Public health needs to develop its ability to draw on all of these knowledges in a genuinely multi-disciplinary way — without relying on simplifying metaphors to handle complexity.  When the different causal tributaries combine, a systemic view of causation predicts the result will be more than the sum of its parts.  The experts on how that combination works are (a) service providers supporting survivors of violence and (b) the survivors of violence themselves.  But to actually tell that story — to ‘unbraid’ the complex causation of lived experience and explain it in a linear narrative — is incredibly challenging.  In a nutshell, that’s the challenge of writing/speaking after trauma.
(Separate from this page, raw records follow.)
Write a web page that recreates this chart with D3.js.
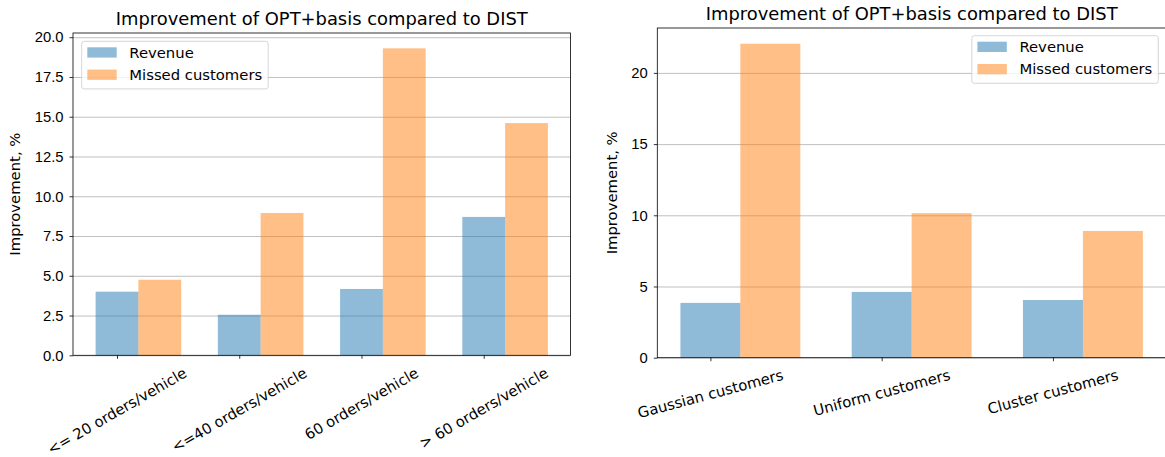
<!DOCTYPE html>
<html>
<head>
<meta charset="utf-8">
<script src="https://cdn.jsdelivr.net/npm/d3@7"></script>
<style>
  body { margin: 0; background: #fff; }
  svg { font-family: "DejaVu Sans", sans-serif; }
  .grid line { stroke: #b0b0b0; stroke-width: 0.8px; }
  .grid path { display: none; }
  .axis path { display: none; }
  .axis line { stroke: #000; stroke-width: 0.8px; }
  .axis text { font-size: 14.8px; fill: #000; }
  .spine { fill: none; stroke: #000; stroke-width: 0.8px; }
</style>
</head>
<body>
<script>
const title = 'Improvement of OPT+basis compared to DIST';
const yLabel = 'Improvement, %';
const seriesNames = ['Revenue', 'Missed customers'];
const colors = ['#1f77b4', '#ff7f0e'];

// left panel
const leftCategories = ['<= 20 orders/vehicle', '<=40 orders/vehicle', '60 orders/vehicle', '> 60 orders/vehicle'];
const leftRevenue = [4.0, 2.55, 4.17, 8.7];
const leftMissed = [4.75, 8.95, 19.3, 14.6];
const leftTicks = [0, 2.5, 5, 7.5, 10, 12.5, 15, 17.5, 20];
const leftTickLabels = ['0.0', '2.5', '5.0', '7.5', '10.0', '12.5', '15.0', '17.5', '20.0'];

// right panel
const rightCategories = ['Gaussian customers', 'Uniform customers', 'Cluster customers'];
const rightRevenue = [3.85, 4.62, 4.05];
const rightMissed = [22.05, 10.15, 8.9];
const rightTicks = [0, 5, 10, 15, 20];
const rightTickLabels = ['0', '5', '10', '15', '20'];

const barWidth = 0.35;
const fs = 14.8;

const svg = d3.select('body')
  .append('svg')
  .attr('width', 1165)
  .attr('height', 457);

const panels = [
  {
    box: [73, 33, 570.5, 355.3], rot: 30, ylabX: 20, legendSide: 'left',
    cats: leftCategories, series: [leftRevenue, leftMissed], ticks: leftTicks, tickLabels: leftTickLabels
  },
  {
    box: [657.3, 28, 1166, 357.7], rot: 15, ylabX: 617, legendSide: 'right',
    cats: rightCategories, series: [rightRevenue, rightMissed], ticks: rightTicks, tickLabels: rightTickLabels
  }
];

panels.forEach(p => {
  const [x0, y0, x1, y1] = p.box;
  const w = x1 - x0, h = y1 - y0;
  const ymax = d3.max(p.series.flat()) * 1.05;

  // matplotlib-like 5% margins around the bar extent
  const lo = -barWidth / 2;
  const hi = p.cats.length - 1 + barWidth * 1.5;
  const pad = (hi - lo) * 0.05;

  const x = d3.scaleLinear().domain([lo - pad, hi + pad]).range([0, w]);
  const y = d3.scaleLinear().domain([0, ymax]).range([h, 0]);

  const g = svg.append('g').attr('transform', `translate(${x0},${y0})`);

  // grid
  g.append('g')
    .attr('class', 'grid')
    .call(d3.axisLeft(y).tickValues(p.ticks).tickSize(-w).tickFormat(''));

  // bars
  p.series.forEach((vals, s) => {
    g.append('g')
      .selectAll('rect')
      .data(vals)
      .join('rect')
      .attr('x', (d, i) => x(i + s * barWidth - barWidth / 2))
      .attr('width', (d, i) => x(i + s * barWidth + barWidth / 2) - x(i + s * barWidth - barWidth / 2))
      .attr('y', d => y(d))
      .attr('height', d => h - y(d))
      .attr('fill', colors[s])
      .attr('fill-opacity', 0.5);
  });

  // spines
  g.append('rect').attr('class', 'spine').attr('width', w).attr('height', h);

  // y axis
  g.append('g')
    .attr('class', 'axis')
    .call(d3.axisLeft(y).tickValues(p.ticks).tickSize(3.5).tickPadding(6)
      .tickFormat((d, i) => p.tickLabels[i]));

  // x axis
  g.append('g')
    .attr('class', 'axis')
    .attr('transform', `translate(0,${h})`)
    .call(d3.axisBottom(x).tickValues(p.cats.map((c, i) => i)).tickSize(3.5).tickFormat(''));

  const rad = p.rot * Math.PI / 180;
  g.append('g')
    .selectAll('text')
    .data(p.cats)
    .join('text')
    .attr('font-size', fs)
    .attr('text-anchor', 'middle')
    .attr('dy', '0.35em')
    .text(d => d)
    .each(function (d, i) {
      const tw = this.getComputedTextLength();
      const cy = h + 11 + (tw * Math.sin(rad) + 12 * Math.cos(rad)) / 2;
      d3.select(this).attr('transform', `translate(${x(i)},${cy}) rotate(${-p.rot})`);
    });

  // y label
  g.append('text')
    .attr('font-size', fs)
    .attr('text-anchor', 'middle')
    .attr('transform', `translate(${p.ylabX - x0},${h / 2}) rotate(-90)`)
    .text(yLabel);

  // title
  g.append('text')
    .attr('font-size', 17.9)
    .attr('text-anchor', 'middle')
    .attr('x', w / 2)
    .attr('y', -8.5)
    .text(title);

  // legend
  const lg = g.append('g');
  const box = lg.append('rect')
    .attr('fill', '#fff').attr('fill-opacity', 0.8)
    .attr('stroke', '#cccccc').attr('stroke-width', 0.8)
    .attr('rx', 2.5);
  let maxLen = 0;
  seriesNames.forEach((name, s) => {
    lg.append('rect')
      .attr('x', 5.6).attr('y', 6 + s * 22.3)
      .attr('width', 29.4).attr('height', 10.3)
      .attr('fill', colors[s]).attr('fill-opacity', 0.5);
    const t = lg.append('text')
      .attr('font-size', fs)
      .attr('x', 47.6).attr('y', 11.2 + s * 22.3)
      .attr('dy', '0.35em')
      .text(name);
    maxLen = Math.max(maxLen, t.node().getComputedTextLength());
  });
  const bw = 47.6 + maxLen + 6;
  box.attr('width', bw).attr('height', 47.6);
  const lx = p.legendSide === 'left' ? 8.7 : w - 7.7 - bw;
  const ly = p.legendSide === 'left' ? 8.3 : 7.7;
  lg.attr('transform', `translate(${lx},${ly})`);
});
</script>
</body>
</html>
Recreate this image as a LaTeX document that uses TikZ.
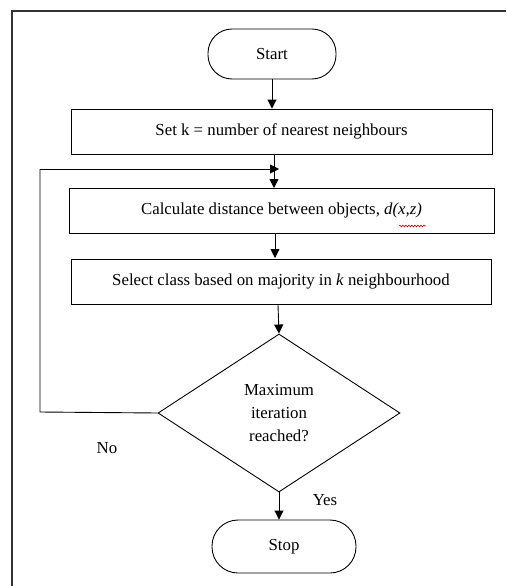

* Except when we wall the river in with concrete as flood prevention, which we’re now learning drastically increases the likelihood of flooding.  This metaphor works, too.  When funding is stripped from the different services available to women facing abusive and violent relationships, they are increasingly channelled into an over-stretched, one size fits all model — the concrete channel — and overflow might represent their attrition from the system.